Nasir Siddiqi

Personal information
- Full name: Mohammad Nasir Siddiqi
- Born: 28 January 1965 (age 61) Lahore, Pakistan
- Batting: Right-handed
- Bowling: Right-arm off-spin

International information
- National side: United Arab Emirates (1998–2004);
- Source: CricketArchive, 11 March 2016

= Nasir Siddiqi =

Pakistani cricketer (born 1965)

Mohammad Nasir Siddiqi (born 28 January 1965) is a former Pakistani-born cricketer who played for the United Arab Emirates national cricket team between 1998 and 2004. He played as an all-rounder, batting right-handed and bowling right-arm off-spin.

Siddiqi was born in Lahore, Pakistan.
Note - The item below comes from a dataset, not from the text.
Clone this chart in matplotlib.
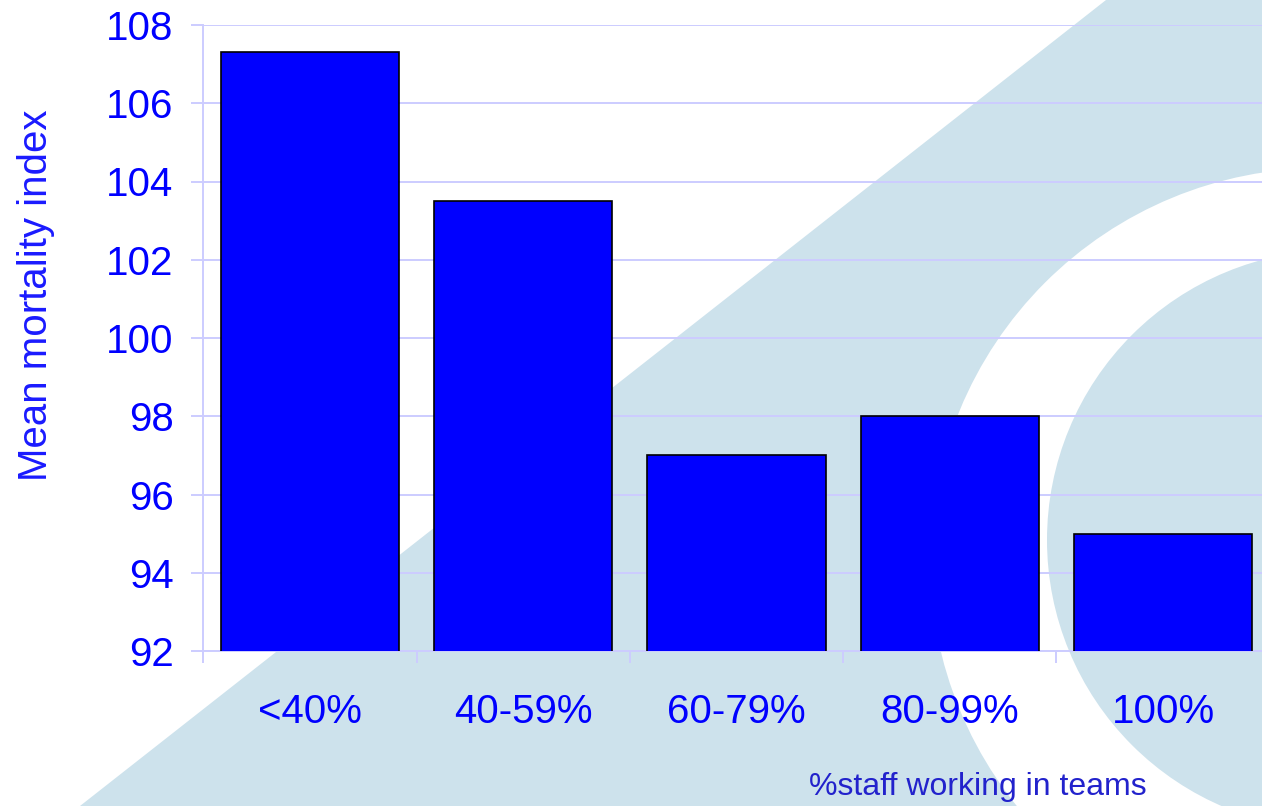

He made his debut for the UAE at the 1998 ACC Trophy in Nepal, and in his first match, against Thailand, scored 66 runs from 80 balls, featuring in a 206-run opening partnership with Saeed-al-Saffar. He scored another half-century later in the tournament, top-scoring with 61 against Nepal. Siddiqi remained in good form at the 2000 ACC Trophy, which the UAE hosted. He again scored two half-centuries, making 50 not out against the Maldives and 53 not out against Malaysia.

At the 2001 ICC Trophy in Canada, Siddiqi featured in only two of the UAE's matches, against Canada and Scotland. The following year, he represented the UAE at the Hong Kong International Sixes tournament. Siddiqi's final international appearances came at the 2004 ICC Six Nations Challenge, which the UAE hosted and where matches held List A status. He featured in four of his team's five matches, but had little success batting, scoring only 41 runs across his four innings. He had greater success as a bowler, however, taking five wickets including 3/30 against Namibia.